On a day where dollar weakness was being generated from the weaker than expected retail sales the gold bulls could not manage to hold on to initial strength and a very disappointing candle was formed on Friday. Despite the early gains a close below the previous day low is a concern and the momentum indicators are becoming rather mixed once more with the Stochastics falling away again although the RSI is still above 50. This is becoming a somewhat messy phase of trading for gold with false signals all over the chart and moves unable to be sustained. The support posted at $1329.50 is still a key near term low that needs to hold to prevent some significant questions being asked of the bulls. However the hourly chart also reflects this uncertainty and lack of trend of late. There is still near term resistance at $1357.20, with $1367 intact as a barrier overhead. The very mild gains in early trading today have done little to provide any clarity over the direction of the next decisive break.

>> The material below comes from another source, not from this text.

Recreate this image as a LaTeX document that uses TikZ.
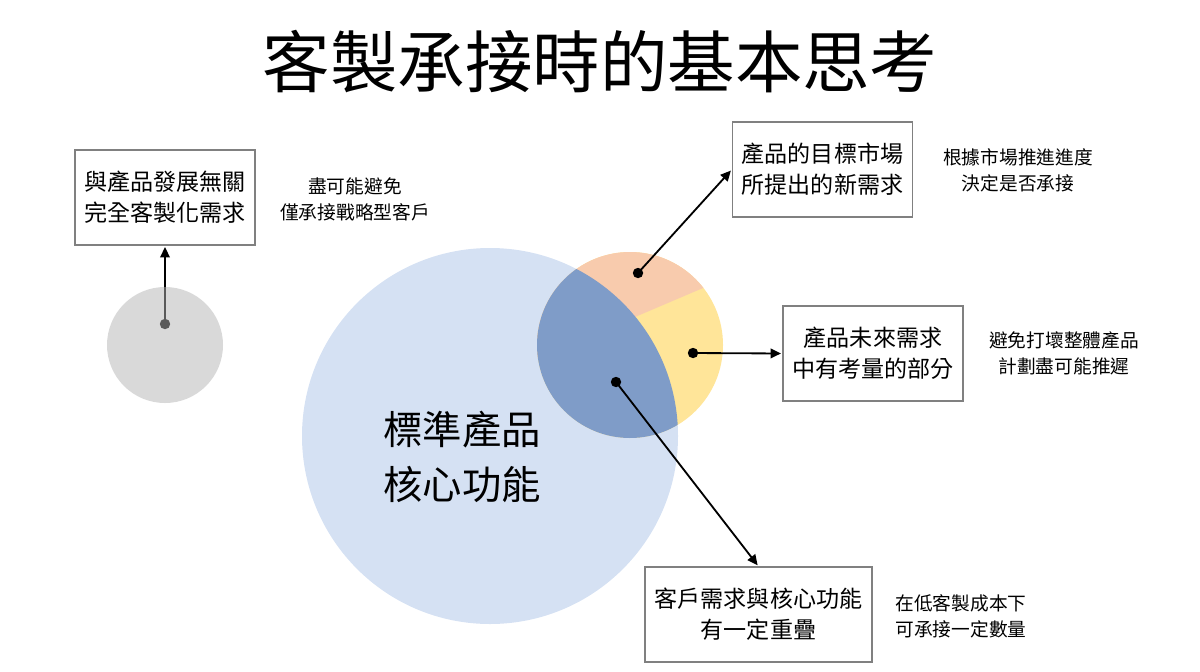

An incredible two day rally on oil has once more flipped the outlook back decisively towards positive near term bullish control once more. The bullish engulfing candle on Thursday has put down a significant marker with a low at $41.10 which laid the groundwork for the run higher once more. The momentum indicators retain a bullish recovery configuration with MACD lines having recently crossed higher, the Stochastics giving a “bull kiss” and the RSI back above 50. The intraday hourly charts interestingly shows the previous breakout resistance at $43.40/$3.50 is also now becoming the basis of support and this is where the bulls will look to use as a springboard for a move higher above $45 and towards the next important band of resistance between the highs of $46.10 and $46.95. The early gains today show the continued buying pressure and any corrections will to be seen as a chance to buy.